Nobody wants to do anything about the real waste.  Republicans want to cut welfare (and they <i>claim</i> they want to get rid of all waste, but they never do anything about it) and Democrats don't really seem to care about cutting the harmful programs we fund either (nor do they usually make such promises)

 

How can people expect these 'welfare queens' to get off welfare, when our Fortune 500 Companies are on it.  


There are unused buildings that are racking up spending that could be re-purposed or sold.  And they're not just costing us one time, they're costing us every year.  We need some efficiency in government desperately.  Clean up some of this waste.  It's just  a pity it'll probably never happen.

Does the amount of waste really surprise anyone?
I used to work at a branch of the VA Outpatient Clinic.. Wanna talk about waste? Part of my job description was purchase agent. I've been ordered to purchase brand new equipment many times, replacing slightly used medical equipment. Equipment such as 1.7 million dollar Pet/Cat Scan machines. Yeah, the slightly older equipment got sold on a government auction site, but for only a fraction of the initial cost.. Like I said, we're talking equipment only a year to two old..
Quote:Some Fortune 500 companies in 2014 received a combined total of 63 billion dollars in subsidies. These are fortune 500 companies, who are clearly big enough to take care of themselves.

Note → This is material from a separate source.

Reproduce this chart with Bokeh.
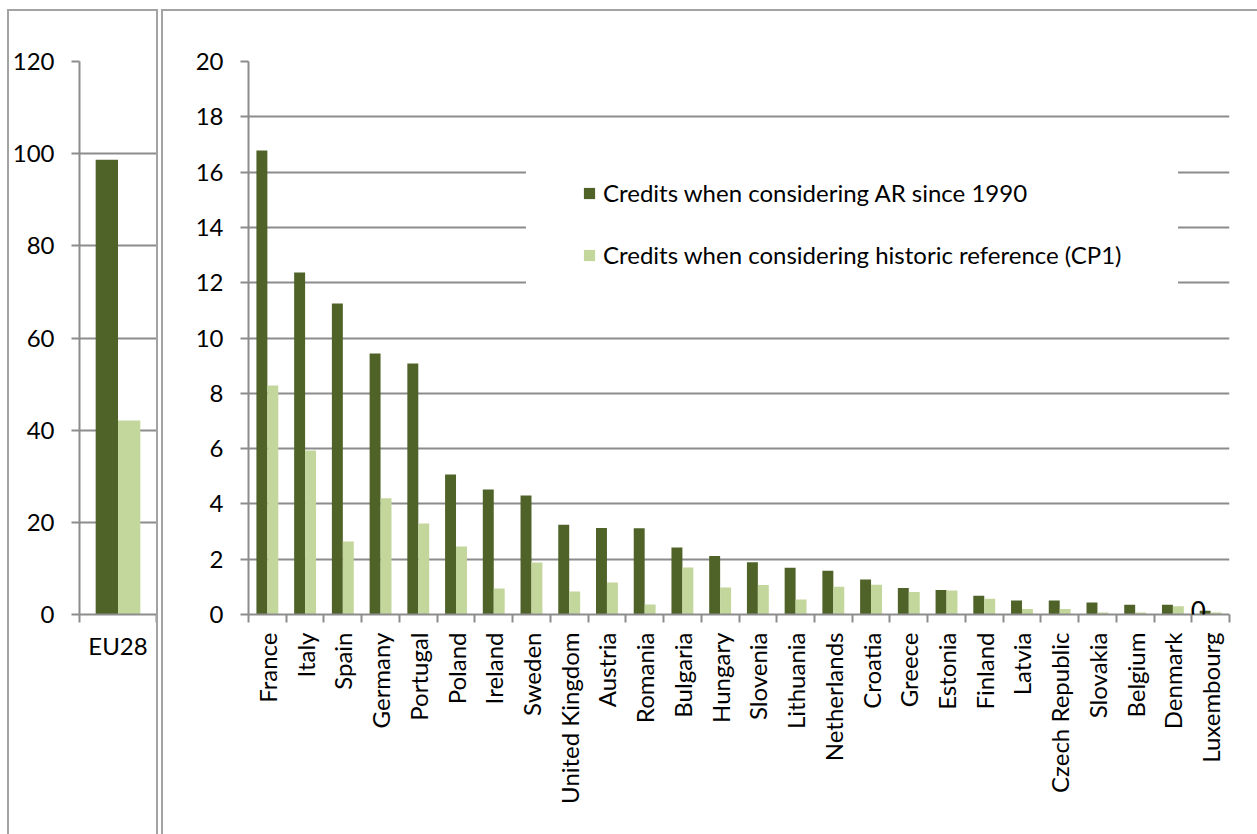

Nobody wants to do anything about the real waste. Republicans want to cut welfare (and they claim they want to get rid of all waste, but they never do anything about it) and Democrats don't really seem to care about cutting the harmful programs we fund either (nor do they usually make such promises)


How can people expect these 'welfare queens' to get off welfare, when our Fortune 500 Companies are on it.


There are unused buildings that are racking up spending that could be re-purposed or sold. And they're not just costing us one time, they're costing us every year. We need some efficiency in government desperately. Clean up some of this waste. It's just a pity it'll probably never happen.


Well said and total truth. Couldn't have said it better
When I lived in Germany AFN (armed forces network tv and radio channels) were always playing commercial spots about fraud, waste, and abuse and how we were 'strongly encouraged' to report anything. It was like a sick joke because everyone knew something about it happening somewhere and reporting it did no good. The government is a subject matter expert on how to turn a blind eye.